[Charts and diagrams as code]
════════

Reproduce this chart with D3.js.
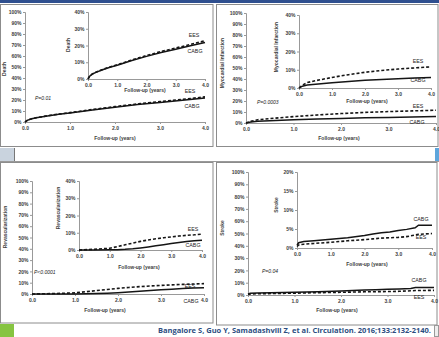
<!DOCTYPE html>
<html><head><meta charset="utf-8">
<script src="https://cdn.jsdelivr.net/npm/d3@7"></script>
<style>body{margin:0;background:#fff}svg{display:block}</style>
</head><body>
<script>
// ---------- data ----------
const xTicks = [0, 1, 2, 3, 4];
const mainYTicks = [0,10,20,30,40,50,60,70,80,90,100];
const insetYTicks = [0,10,20,30,40];
const strokeInsetTicks = [0,5,10,15,20];

const deathT    = [0,0.05,0.15,0.25,0.5,0.75,1,1.5,2,2.5,3,3.5,4];
const deathCABG = [0,1.5,3.0,3.8,5.5,7.0,8.2,11.0,13.5,15.8,17.8,19.8,21.8];
const deathEES  = [0,1.5,3.0,3.9,5.7,7.2,8.5,11.4,14.0,16.4,18.5,20.6,22.8];

const miT    = [0,0.1,0.25,0.5,1,1.5,2,2.5,3,3.5,4];
const miCABG = [0,1.0,1.6,2.1,2.9,3.6,4.2,4.7,5.1,5.5,5.8];
const miEES  = [0,1.5,3.0,4.0,5.8,7.3,8.6,9.6,10.4,11.0,11.6];

const revT    = [0,0.5,1,1.25,1.5,1.75,2,2.25,2.5,2.75,3,3.25,3.5,3.75,4];
const revCABG = [0,0,0.1,0.2,0.4,0.7,1.2,1.8,2.5,3.1,3.7,4.3,4.9,5.3,5.6];
const revEES  = [0,0.4,1.0,2.0,3.0,4.0,5.0,5.8,6.5,7.1,7.6,8.1,8.5,8.8,9.2];

const strokeT    = [0,0.05,0.2,0.5,1,1.5,2,2.25,2.5,2.75,3,3.25,3.5,3.6,4];
const strokeCABG = [0.8,1.4,1.7,1.9,2.3,2.7,3.3,3.7,4.0,4.2,4.6,4.9,5.3,6.0,6.0];
const strokeEES  = [0.4,0.8,1.0,1.2,1.5,1.9,2.2,2.4,2.6,2.7,2.8,3.0,3.4,3.6,3.8];

const citation = "Bangalore S, Guo Y, Samadashvili Z,  et al. Circulation. 2016;133:2132-2140.";

// ---------- layout ----------
const W = 439, H = 337;
const svg = d3.select("body").append("svg").attr("width", W).attr("height", H);
const FONT = "'Liberation Sans', Arial, sans-serif";
const TXT = "#404040";

// frame
svg.append("rect").attr("x",0).attr("y",0).attr("width",W).attr("height",3).attr("fill","#2f4f8f");
const boxes = [[0.5,4.5,212.5,142],[216.5,4.5,221.5,142],[0.5,162.5,212.5,160.5],[216.5,162.5,220.5,162.5]];
boxes.forEach(b => svg.append("rect").attr("x",b[0]).attr("y",b[1]).attr("width",b[2]).attr("height",b[3])
  .attr("fill","#fff").attr("stroke","#8c8c8c").attr("stroke-width",1));
// strip between rows
svg.append("rect").attr("x",0).attr("y",148).attr("width",14).attr("height",13).attr("fill","#c9d3de");
svg.append("line").attr("x1",14.5).attr("x2",14.5).attr("y1",148).attr("y2",161).attr("stroke","#777");
svg.append("line").attr("x1",0).attr("x2",W).attr("y1",161.5).attr("y2",161.5).attr("stroke","#999");
svg.append("rect").attr("x",435).attr("y",148).attr("width",4).attr("height",13).attr("fill","#5ea6dc");
// bottom strip
svg.append("rect").attr("x",0).attr("y",324).attr("width",14).attr("height",13).attr("fill","#86c441");
svg.append("rect").attr("x",434.5).attr("y",325.5).attr("width",4).attr("height",11).attr("fill","#eee").attr("stroke","#999");
svg.append("text").attr("x",431).attr("y",331).attr("text-anchor","end").attr("dominant-baseline","middle")
  .attr("font-family","'Open Sans', sans-serif").attr("font-weight","bold").attr("font-size",7)
  .attr("fill","#2c4d7f").attr("textLength",273).attr("lengthAdjust","spacingAndGlyphs").text(citation);

function chart(o) {
  const g = svg.append("g");
  const x = d3.scaleLinear().domain([0,4]).range([o.x0,o.x1]);
  const y = d3.scaleLinear().domain([0,o.ymax]).range([o.yb,o.yt]);
  const ya = g.append("g").attr("transform",`translate(${o.x0},0)`)
    .call(d3.axisLeft(y).tickValues(o.yticks).tickFormat(d=>d+"%").tickSize(2).tickPadding(1.5));
  const xa = g.append("g").attr("transform",`translate(0,${o.yb})`)
    .call(d3.axisBottom(x).tickValues(xTicks).tickFormat(d3.format(".1f")).tickSize(2).tickPadding(2));
  [ya,xa].forEach(a => {
    a.select(".domain").attr("stroke","#999");
    a.selectAll(".tick line").attr("stroke","#999");
    a.selectAll("text").attr("font-size",o.fs).attr("font-family",FONT).attr("fill",TXT).attr("font-weight","bold");
  });
  g.append("text").attr("x",o.xtx).attr("y",o.xty).attr("text-anchor","middle").attr("dominant-baseline","middle")
    .attr("font-size",o.fs).attr("font-family",FONT).attr("fill",TXT).attr("font-weight","bold").text("Follow-up (years)");
  g.append("text").attr("transform",`translate(${o.ytx},${o.yty}) rotate(-90)`).attr("text-anchor","middle")
    .attr("dominant-baseline","middle").attr("font-size",o.fs).attr("font-family",FONT).attr("fill",TXT)
    .attr("font-weight","bold").text(o.title);
  const line = d3.line().x((d,i)=>x(o.t[i])).y(d=>y(d));
  g.append("path").datum(o.cabg).attr("d",line).attr("fill","none").attr("stroke","#151515").attr("stroke-width",1.5);
  g.append("path").datum(o.ees).attr("d",line).attr("fill","none").attr("stroke","#151515").attr("stroke-width",1.6)
    .attr("stroke-dasharray","3,2");
  o.labels.forEach(l => g.append("text").attr("x",l[1]).attr("y",l[2]).attr("text-anchor","middle")
    .attr("dominant-baseline","middle").attr("font-size",o.fs+0.3).attr("font-family",FONT).attr("fill","#222").text(l[0]));
  if (o.p) g.append("text").attr("x",o.p[1]).attr("y",o.p[2]).attr("dominant-baseline","middle")
    .attr("font-size",o.fs).attr("font-family",FONT).attr("font-style","italic")
    .attr("fill","#222").text(o.p[0]);
}

const fs = 5;
// Death
chart({x0:25,x1:205,yt:12,yb:122,ymax:100,yticks:mainYTicks,fs,xtx:115,xty:139,ytx:5,yty:69,title:"Death",
  t:deathT,cabg:deathCABG,ees:deathEES,labels:[["EES",190,92],["CABG",192,107]],p:["P=0.01",35,99]});
chart({x0:88,x1:205,yt:12,yb:79,ymax:40,yticks:insetYTicks,fs,xtx:145,xty:91,ytx:69,yty:45,title:"Death",
  t:deathT,cabg:deathCABG,ees:deathEES,labels:[["EES",194,36],["CABG",195,52]]});
// MI
chart({x0:246,x1:436,yt:13,yb:123,ymax:100,yticks:mainYTicks,fs,xtx:339,xty:139,ytx:223,yty:63,title:"Myocardial Infarction",
  t:miT,cabg:miCABG,ees:miEES,labels:[["EES",418,107],["CABG",417,123]],p:["P=0.0003",257,103]});
chart({x0:299,x1:431,yt:15,yb:88,ymax:40,yticks:insetYTicks,fs,xtx:367,xty:102,ytx:277,yty:47,title:"Myocardial Infarction",
  t:miT,cabg:miCABG,ees:miEES,labels:[["EES",418,62],["CABG",418,81]]});
// Revascularization
chart({x0:32,x1:204,yt:181,yb:294,ymax:100,yticks:mainYTicks,fs,xtx:105,xty:311,ytx:6,yty:227,title:"Revascularization",
  t:revT,cabg:revCABG,ees:revEES,labels:[["EES",190,287],["CABG",191,302]],p:["P<0.0001",34,273]});
chart({x0:79,x1:202,yt:181,yb:250,ymax:40,yticks:insetYTicks,fs,xtx:139,xty:268,ytx:59,yty:208,title:"Revascularization",
  t:revT,cabg:revCABG,ees:revEES,labels:[["EES",193,230],["CABG",193,246]]});
// Stroke
chart({x0:248,x1:434,yt:172,yb:295,ymax:100,yticks:mainYTicks,fs,xtx:337,xty:311,ytx:223,yty:228,title:"Stroke",
  t:strokeT,cabg:strokeCABG,ees:strokeEES,labels:[["CABG",419,281],["EES",419,298]],p:["P=0.04",262,272]});
chart({x0:297,x1:432,yt:172,yb:248,ymax:20,yticks:strokeInsetTicks,fs,xtx:367,xty:265,ytx:277,yty:205,title:"Stroke",
  t:strokeT,cabg:strokeCABG,ees:strokeEES,labels:[["CABG",421,220],["EES",421,238]]});
</script>
</body></html>
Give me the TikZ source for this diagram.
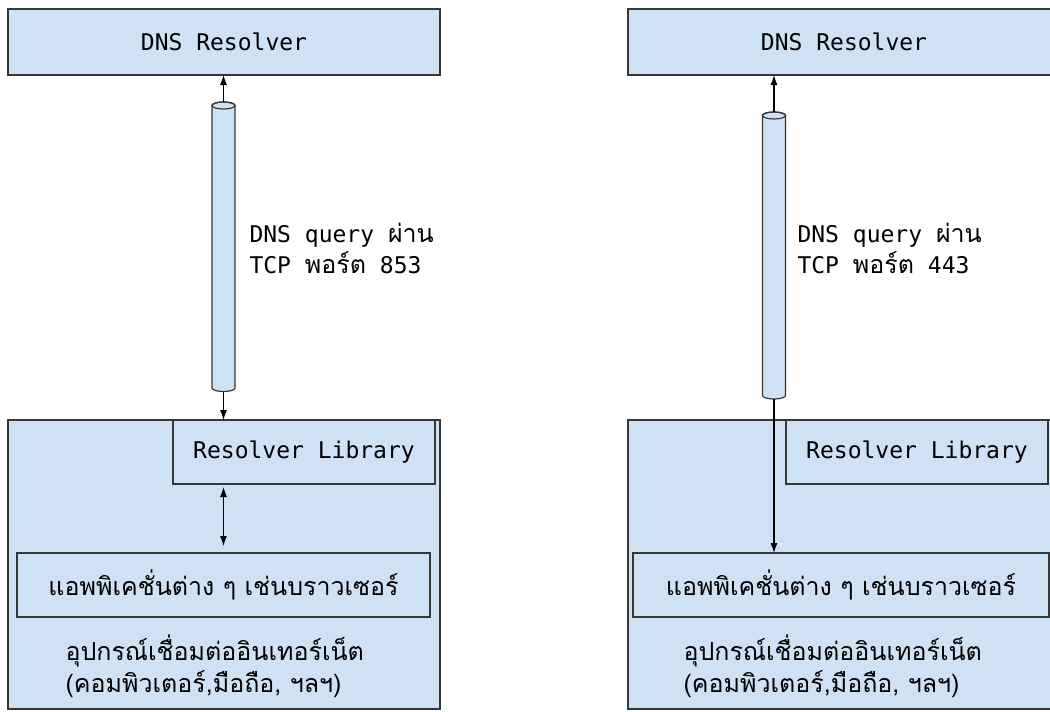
\documentclass[tikz,border=0pt]{standalone}
\usepackage{fontspec}
\setmonofont{DejaVu Sans Mono}
\newfontfamily\thaifont[Script=Thai]{Loma}
\usetikzlibrary{arrows.meta}

\definecolor{boxblue}{RGB}{207,226,243}
\definecolor{edgegray}{RGB}{55,55,55}

\newcommand\monotext{\ttfamily\fontsize{23}{31}\selectfont}
\newcommand\thaitext{\thaifont\fontsize{25}{32}\selectfont}

\tikzstyle{line} = [draw, -{Latex[length=10pt, width=7pt]}, line width=1.1pt]
\tikzstyle{box} = [draw=edgegray, fill=boxblue, line width=1.3pt, inner sep=0pt, outer sep=0pt, font=\monotext]
\tikzstyle{pipe} = [draw=edgegray, fill=boxblue, line width=1.2pt]

% tunnel drawn as an upright cylinder: x, y of top cap, y of bottom
\newcommand\tunnel[3]{
	\path[pipe] (#1-11.5,#2) -- (#1-11.5,#3) arc[start angle=180, end angle=360, x radius=11.5pt, y radius=3.5pt]
		-- (#1+11.5,#2) arc[start angle=0, end angle=180, x radius=11.5pt, y radius=3.5pt] -- cycle;
	\draw[edgegray, line width=1.2pt] (#1,#2) ellipse [x radius=11.5pt, y radius=3.5pt];
}

\begin{document}
\begin{tikzpicture}[x=1pt, y=-1pt]

	\path[use as bounding box, clip] (0,0) rectangle (1050,712);
	\fill[white] (0,0) rectangle (1050,712);

	% --- left: port 853 ---
	\node[box, minimum width=432, minimum height=66] (resL) at (224,42) {DNS Resolver};
	\node[box, minimum width=432, minimum height=289] (devL) at (224,564.5) {};
	\node[box, minimum width=262, minimum height=64] (libL) at (304,452) {Resolver Library};
	\node[box, minimum width=413, minimum height=64] (appL) at (223.5,585) {\thaitext แอพพิเคชั่นต่าง ๆ เช่นบราวเซอร์};
	\node[anchor=west, align=left, font=\thaitext] (devtxtL) at (62,666) {อุปกรณ์เชื่อมต่ออินเทอร์เน็ต\\(คอมพิวเตอร์,มือถือ, ฯลฯ)};

	\tunnel{223.5}{105.5}{388}
	\coordinate (tunLtop) at (223.5,102);
	\coordinate (tunLbot) at (223.5,391.5);
	\node[anchor=west, align=left, font=\monotext] (qryL) at (246,248) {DNS query {\thaitext ผ่าน}\\TCP {\thaitext พอร์ต} 853};

	\path [line] (tunLtop) -- (tunLtop |- resL.south);
	\path [line] (tunLbot) -- (tunLbot |- devL.north);
	\path [line, {Latex[length=10pt, width=7pt]}-{Latex[length=10pt, width=7pt]}, shorten <=3pt, shorten >=7pt] (libL.south -| tunLbot) -- (appL.north -| tunLbot);

	% --- right: port 443 ---
	\node[box, minimum width=432, minimum height=66] (resR) at (844,42) {DNS Resolver};
	\node[box, minimum width=432, minimum height=289] (devR) at (844,564.5) {};
	\node[box, minimum width=262, minimum height=64] (libR) at (917,452) {Resolver Library};
	\node[box, minimum width=416, minimum height=64] (appR) at (841,585) {\thaitext แอพพิเคชั่นต่าง ๆ เช่นบราวเซอร์};
	\node[anchor=west, align=left, font=\thaitext] (devtxtR) at (680,666) {อุปกรณ์เชื่อมต่ออินเทอร์เน็ต\\(คอมพิวเตอร์,มือถือ, ฯลฯ)};

	\tunnel{774}{115.5}{395.5}
	\coordinate (tunRtop) at (774,112);
	\coordinate (tunRbot) at (774,399);
	\node[anchor=west, align=left, font=\monotext] (qryR) at (794,248) {DNS query {\thaitext ผ่าน}\\TCP {\thaitext พอร์ต} 443};

	\path [line] (tunRtop) -- (tunRtop |- resR.south);
	\path [line] (tunRbot) -- (tunRbot |- appR.north);

\end{tikzpicture}
\end{document}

════════

— WHAT THE TASK ASKS —
Using the listing above, repeat word for word each line from the one with "Give me the TikZ source for this diagram." down to the one with "fill=boxblue, line width=1.2pt]", both included. Omit all pictures.

— WORKED ANSWER —
Give me the TikZ source for this diagram.
\documentclass[tikz,border=0pt]{standalone}
\usepackage{fontspec}
\setmonofont{DejaVu Sans Mono}
\newfontfamily\thaifont[Script=Thai]{Loma}
\usetikzlibrary{arrows.meta}

\definecolor{boxblue}{RGB}{207,226,243}
\definecolor{edgegray}{RGB}{55,55,55}

\newcommand\monotext{\ttfamily\fontsize{23}{31}\selectfont}
\newcommand\thaitext{\thaifont\fontsize{25}{32}\selectfont}

\tikzstyle{line} = [draw, -{Latex[length=10pt, width=7pt]}, line width=1.1pt]
\tikzstyle{box} = [draw=edgegray, fill=boxblue, line width=1.3pt, inner sep=0pt, outer sep=0pt, font=\monotext]
\tikzstyle{pipe} = [draw=edgegray, fill=boxblue, line width=1.2pt]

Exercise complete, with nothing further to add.